*** Extracted data

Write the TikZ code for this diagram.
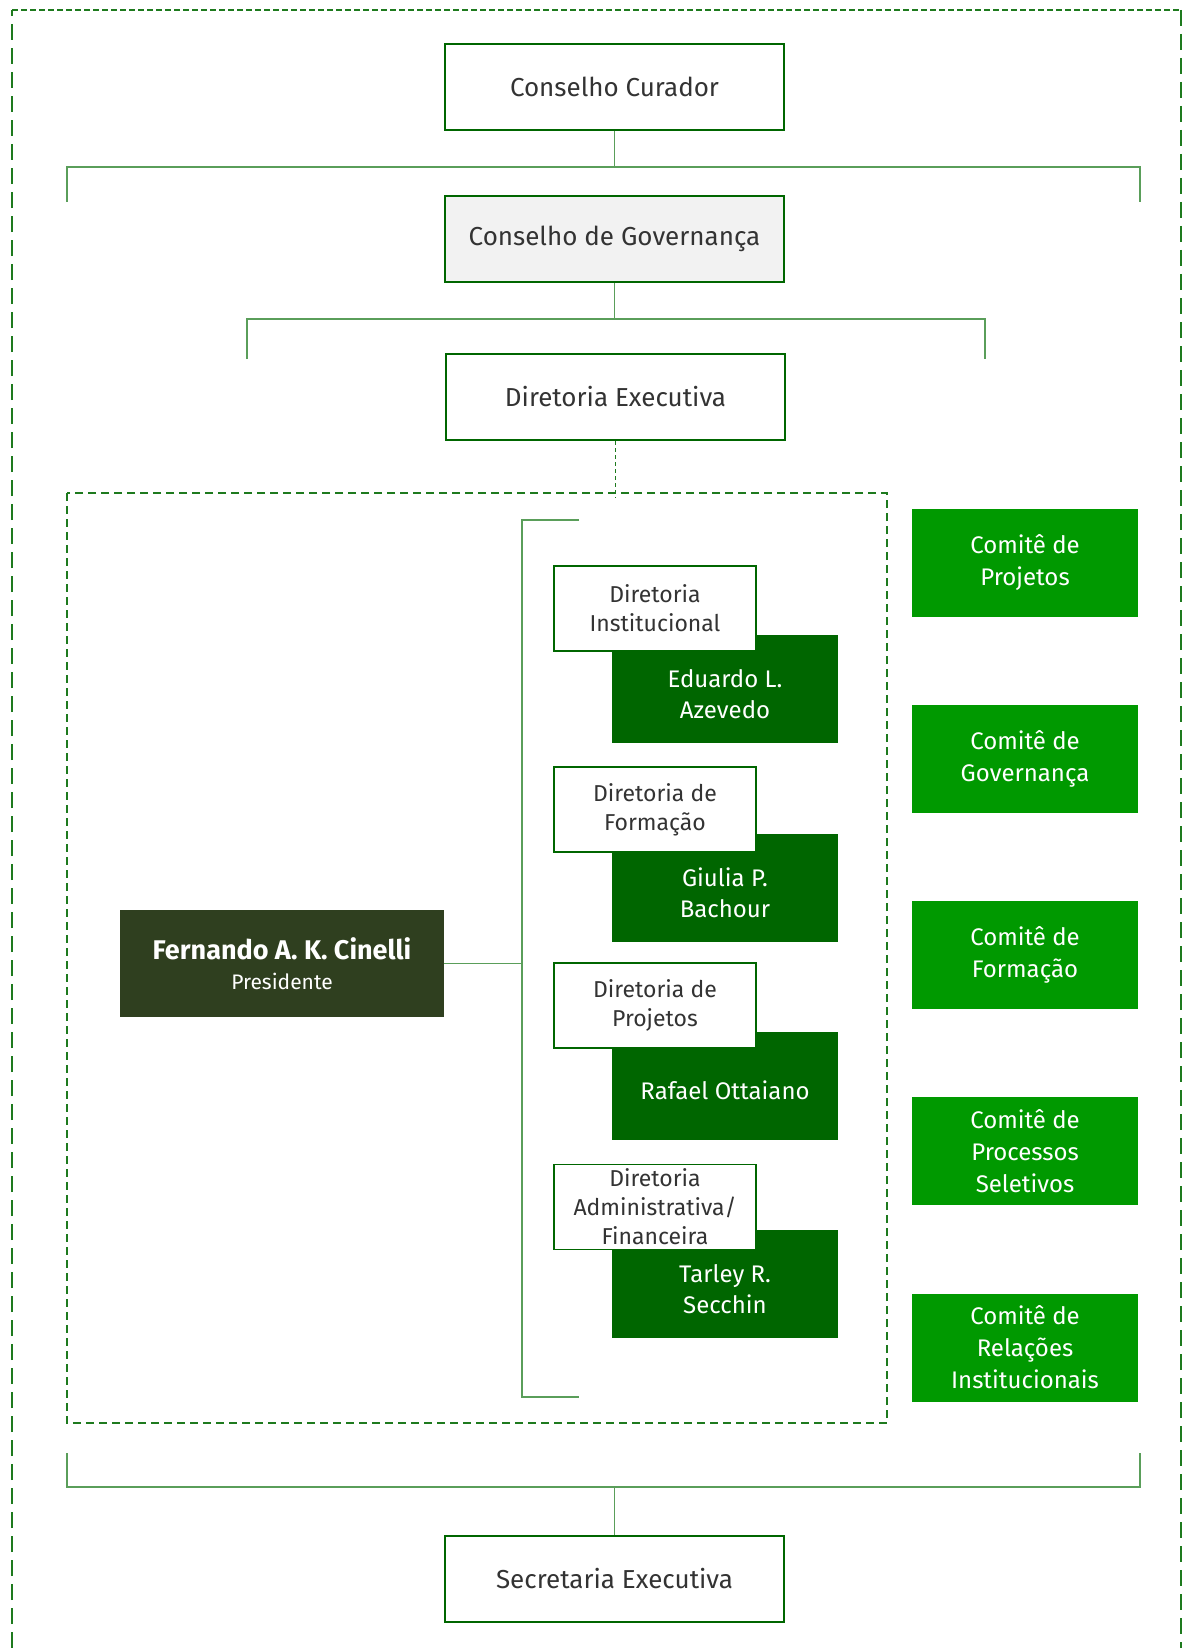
\documentclass[tikz,border=0pt]{standalone}
\usepackage{fontspec}
\setmainfont{Fira Sans}
\definecolor{boxgreen}{HTML}{006600}
\definecolor{comitegreen}{HTML}{009900}
\definecolor{presgreen}{HTML}{2F3F1F}
\definecolor{linkgreen}{HTML}{5A9E5A}
\definecolor{framegreen}{HTML}{1E7A1E}
\definecolor{govgray}{HTML}{F2F2F2}
\definecolor{textgray}{HTML}{333333}
\newcommand{\lowered}[1]{\raisebox{-4pt}[\height][\depth]{\begin{tabular}{@{}c@{}}#1\end{tabular}}}
\begin{document}
\begin{tikzpicture}[
	x=0.5pt, y=-0.5pt,
	board/.style={rectangle, draw=boxgreen, line width=1pt, minimum width=169.5pt, minimum height=43pt, inner sep=0pt, text=textgray, font=\fontsize{13}{16}\selectfont},
	dirbox/.style={rectangle, draw=boxgreen, line width=0.8pt, fill=white, minimum width=101pt, minimum height=42.5pt, inner sep=0pt, align=center, text=textgray, font=\fontsize{11.5}{14.5}\selectfont},
	namebox/.style={rectangle, fill=boxgreen, minimum width=113pt, minimum height=54pt, inner sep=0pt, text=white, font=\fontsize{12}{15.5}\selectfont},
	comite/.style={rectangle, fill=comitegreen, minimum width=113pt, minimum height=54pt, inner sep=0pt, align=center, text=white, font=\fontsize{12}{16}\selectfont},
	presbox/.style={rectangle, fill=presgreen, minimum width=162pt, minimum height=53.5pt, inner sep=0pt, align=center, text=white},
	link/.style={draw=linkgreen, line width=0.6pt},
	dashframe/.style={draw=framegreen, line width=1pt, dash pattern=on 4pt off 2.5pt}
]
\useasboundingbox (0,0) rectangle (1184,1648);
\draw[draw=framegreen, line width=0.8pt, dash pattern=on 3pt off 1.5pt] (12,10) -- (1181,10);
\draw[draw=framegreen, line width=0.8pt, dash pattern=on 8pt off 4pt] (12,1648) -- (12,10);
\draw[draw=framegreen, line width=0.8pt, dash pattern=on 8pt off 4pt] (1181,10) -- (1181,1648);

\node[board] (cur) at (614.5,87) {Conselho Curador};
\node[board, fill=govgray] (gov) at (614.5,239) {Conselho de Governança};
\node[board] (dex) at (615.5,397) {Diretoria Executiva};
\node[board] (sec) at (614.5,1578.5) {Secretaria Executiva};

\coordinate (j1) at (614.5,167);
\coordinate (b1l) at (67,202);
\coordinate (b1r) at (1140,202);
\draw[link] (cur.south) -- (j1);
\draw[link] (b1l) |- (j1) -| (b1r);

\coordinate (j2) at (614.5,319);
\coordinate (b2l) at (247,359);
\coordinate (b2r) at (985,359);
\draw[link] (gov.south) -- (j2);
\draw[link] (b2l) |- (j2) -| (b2r);

\coordinate (inA) at (67,493);
\coordinate (inB) at (887,1423);
\draw[dashframe] (inA) rectangle (inB);
\draw[draw=framegreen, line width=0.5pt, dash pattern=on 2pt off 1.5pt] (dex.south) -- ([yshift=-2.5pt]dex.south |- inA);

\node[presbox] (pres) at (282,963.5) {{\fontsize{13.5}{15}\selectfont\bfseries Fernando A. K. Cinelli}\\[3pt]{\fontsize{10.5}{12}\selectfont Presidente}};

\coordinate (sp) at (522,963.5);
\coordinate (kt) at (579,520);
\coordinate (kb) at (579,1397);
\draw[link] (pres.east) -- (sp);
\draw[link] (kt) -| (sp) |- (kb);

\node[namebox] (edu) at (725,688.5) {\lowered{Eduardo L.\\Azevedo}};
\node[namebox] (giu) at (725,887.5) {\lowered{Giulia P.\\Bachour}};
\node[namebox] (raf) at (725,1085.5) {\lowered{Rafael Ottaiano}};
\node[namebox] (tar) at (725,1284) {\lowered{Tarley R.\\Secchin}};

\node[dirbox] (dinst) at (655,608.5) {Diretoria\\Institucional};
\node[dirbox] (dform) at (655,809.5) {Diretoria de\\Formação};
\node[dirbox] (dproj) at (655,1005.5) {Diretoria de\\Projetos};
\node[dirbox] (dadm) at (655,1207) {Diretoria\\Administrativa/\\Financeira};

\node[comite] (cproj) at (1025,562.5) {Comitê de\\Projetos};
\node[comite] (cgov) at (1025,758.5) {Comitê de\\Governança};
\node[comite] (cform) at (1025,955) {Comitê de\\Formação};
\node[comite] (cproc) at (1025,1151) {Comitê de\\Processos\\Seletivos};
\node[comite] (crel) at (1025,1347.5) {Comitê de\\Relações\\Institucionais};

\coordinate (j3) at (614.5,1487);
\coordinate (b3l) at (67,1453);
\coordinate (b3r) at (1140,1453);
\draw[link] (b3l) |- (j3) -| (b3r);
\draw[link] (j3) -- (sec.north);
\end{tikzpicture}
\end{document}
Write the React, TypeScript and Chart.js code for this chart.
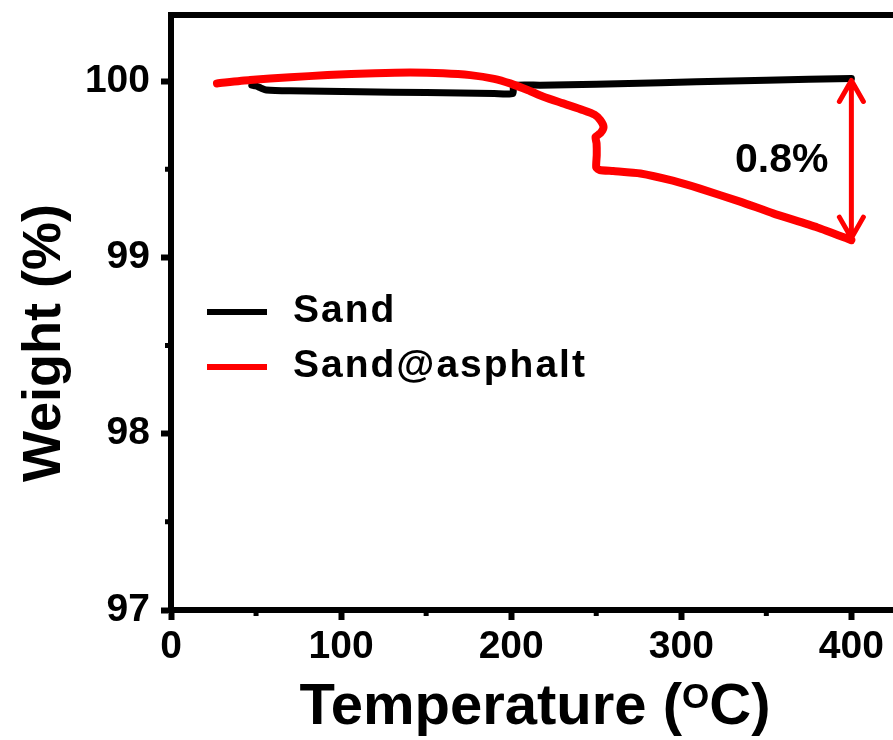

******

(Problem description)
Your copy of the data above should match it exactly, except that pictures are left out.

(Written solution)
Write the TikZ code for this diagram.
\documentclass[tikz,border=0pt]{standalone}
\usepackage{fontspec}
\setmainfont{Fira Sans}
\definecolor{boxgreen}{HTML}{006600}
\definecolor{comitegreen}{HTML}{009900}
\definecolor{presgreen}{HTML}{2F3F1F}
\definecolor{linkgreen}{HTML}{5A9E5A}
\definecolor{framegreen}{HTML}{1E7A1E}
\definecolor{govgray}{HTML}{F2F2F2}
\definecolor{textgray}{HTML}{333333}
\newcommand{\lowered}[1]{\raisebox{-4pt}[\height][\depth]{\begin{tabular}{@{}c@{}}#1\end{tabular}}}
\begin{document}
\begin{tikzpicture}[
	x=0.5pt, y=-0.5pt,
	board/.style={rectangle, draw=boxgreen, line width=1pt, minimum width=169.5pt, minimum height=43pt, inner sep=0pt, text=textgray, font=\fontsize{13}{16}\selectfont},
	dirbox/.style={rectangle, draw=boxgreen, line width=0.8pt, fill=white, minimum width=101pt, minimum height=42.5pt, inner sep=0pt, align=center, text=textgray, font=\fontsize{11.5}{14.5}\selectfont},
	namebox/.style={rectangle, fill=boxgreen, minimum width=113pt, minimum height=54pt, inner sep=0pt, text=white, font=\fontsize{12}{15.5}\selectfont},
	comite/.style={rectangle, fill=comitegreen, minimum width=113pt, minimum height=54pt, inner sep=0pt, align=center, text=white, font=\fontsize{12}{16}\selectfont},
	presbox/.style={rectangle, fill=presgreen, minimum width=162pt, minimum height=53.5pt, inner sep=0pt, align=center, text=white},
	link/.style={draw=linkgreen, line width=0.6pt},
	dashframe/.style={draw=framegreen, line width=1pt, dash pattern=on 4pt off 2.5pt}
]
\useasboundingbox (0,0) rectangle (1184,1648);
\draw[draw=framegreen, line width=0.8pt, dash pattern=on 3pt off 1.5pt] (12,10) -- (1181,10);
\draw[draw=framegreen, line width=0.8pt, dash pattern=on 8pt off 4pt] (12,1648) -- (12,10);
\draw[draw=framegreen, line width=0.8pt, dash pattern=on 8pt off 4pt] (1181,10) -- (1181,1648);

\node[board] (cur) at (614.5,87) {Conselho Curador};
\node[board, fill=govgray] (gov) at (614.5,239) {Conselho de Governança};
\node[board] (dex) at (615.5,397) {Diretoria Executiva};
\node[board] (sec) at (614.5,1578.5) {Secretaria Executiva};

\coordinate (j1) at (614.5,167);
\coordinate (b1l) at (67,202);
\coordinate (b1r) at (1140,202);
\draw[link] (cur.south) -- (j1);
\draw[link] (b1l) |- (j1) -| (b1r);

\coordinate (j2) at (614.5,319);
\coordinate (b2l) at (247,359);
\coordinate (b2r) at (985,359);
\draw[link] (gov.south) -- (j2);
\draw[link] (b2l) |- (j2) -| (b2r);

\coordinate (inA) at (67,493);
\coordinate (inB) at (887,1423);
\draw[dashframe] (inA) rectangle (inB);
\draw[draw=framegreen, line width=0.5pt, dash pattern=on 2pt off 1.5pt] (dex.south) -- ([yshift=-2.5pt]dex.south |- inA);

\node[presbox] (pres) at (282,963.5) {{\fontsize{13.5}{15}\selectfont\bfseries Fernando A. K. Cinelli}\\[3pt]{\fontsize{10.5}{12}\selectfont Presidente}};

\coordinate (sp) at (522,963.5);
\coordinate (kt) at (579,520);
\coordinate (kb) at (579,1397);
\draw[link] (pres.east) -- (sp);
\draw[link] (kt) -| (sp) |- (kb);

\node[namebox] (edu) at (725,688.5) {\lowered{Eduardo L.\\Azevedo}};
\node[namebox] (giu) at (725,887.5) {\lowered{Giulia P.\\Bachour}};
\node[namebox] (raf) at (725,1085.5) {\lowered{Rafael Ottaiano}};
\node[namebox] (tar) at (725,1284) {\lowered{Tarley R.\\Secchin}};

\node[dirbox] (dinst) at (655,608.5) {Diretoria\\Institucional};
\node[dirbox] (dform) at (655,809.5) {Diretoria de\\Formação};
\node[dirbox] (dproj) at (655,1005.5) {Diretoria de\\Projetos};
\node[dirbox] (dadm) at (655,1207) {Diretoria\\Administrativa/\\Financeira};

\node[comite] (cproj) at (1025,562.5) {Comitê de\\Projetos};
\node[comite] (cgov) at (1025,758.5) {Comitê de\\Governança};
\node[comite] (cform) at (1025,955) {Comitê de\\Formação};
\node[comite] (cproc) at (1025,1151) {Comitê de\\Processos\\Seletivos};
\node[comite] (crel) at (1025,1347.5) {Comitê de\\Relações\\Institucionais};

\coordinate (j3) at (614.5,1487);
\coordinate (b3l) at (67,1453);
\coordinate (b3r) at (1140,1453);
\draw[link] (b3l) |- (j3) -| (b3r);
\draw[link] (j3) -- (sec.north);
\end{tikzpicture}
\end{document}
Write the React, TypeScript and Chart.js code for this chart.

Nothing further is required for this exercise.